仏陀は実に色々のことを説き、哲学的なことも、宗教的なことも説いています。
しかしそれらは、例えば空にしても縁起にしても教えのための手段なのではないでしょうか。
この詩はご覧の通りです。己に勝つことは、百人の敵に勝つより優れたことだと言っています。仏陀の最終目的は実にここ、すなわち己に勝つことを学んでほしいと言うところにあったように思います。
私はただいま入院生活を余儀なくされているのですが、実に様々な人と接することが出来ました。
最初の病院では8人部屋、転院してから4人部屋ですが、多くの方が入院され、退院していかれました。
ここで、自己を制すると言うことについて如何に難しいものであるか見せ付けられた気がいたしました。
同室の方なのですけれど、当然入院しているのですから病院食としてカロリー計算された食事が用意されているのですが、時々こっそり病院を抜け出し、すぐ前のコンビニに行って色々の食べ物を買ってこられます。
カリントウ、煎餅、飴、バナナ、果ては肉まんまで買ってこられます。
私も人事ながら心配になり、間食はもう少し控えられたほうがいかがですか、と申し上げたほどです。
その方の言われるのに、「いや実によく分っています。身体をあちこちこんなに悪くした原因は食べ過ぎにあることもわかっています。先生からもしっかり言われています。でも、やめられないんですよ」と。

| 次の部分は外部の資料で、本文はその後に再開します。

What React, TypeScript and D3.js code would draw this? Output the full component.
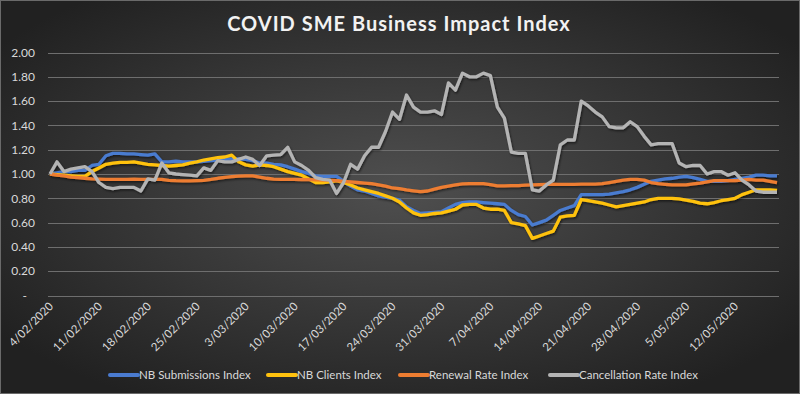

これは、ただ食べ物についてだけの話ですけれども、人として生活している以上色々のことが出てまいります。その一つ一つにおいて、自分はこうしたいと言う要求が出てまいります。しかしその自らの要求を自ら制することは非常に難しいものなのです。他人に注意することはできても自分に注意することはなかなか難しいことです。
仏陀の言葉を借りて言えば、煩悩を制せよ。ということです。これが出来た人こそ、最上の人と賞賛されるべきなのです。
煩悩は心の働きですが、煩悩ではない心の働きはあるのでしょうか。
煩悩をなくして、その別の心に切り替えよと言っているのでしょうか。
いやそうではありません。
人間の心の働き全部が煩悩なのです。ですから煩悩を無くするには植物人間になるか、死を選ぶしかなくなってしまいます。
仏陀は決して煩悩を無くせとは説いておられません。
煩悩を制せと言われているのです。好き勝手におもむくままに為していてはいけません。正しいことと正しくないことを見極め、心の要求を制御することです。
しかし我慢しながら制しているうちは賢者の領域には到っておりません。自然にそのように正しい行いが出来るようになって、そのように為すことが楽しくなって初めて賢者と言われるのです。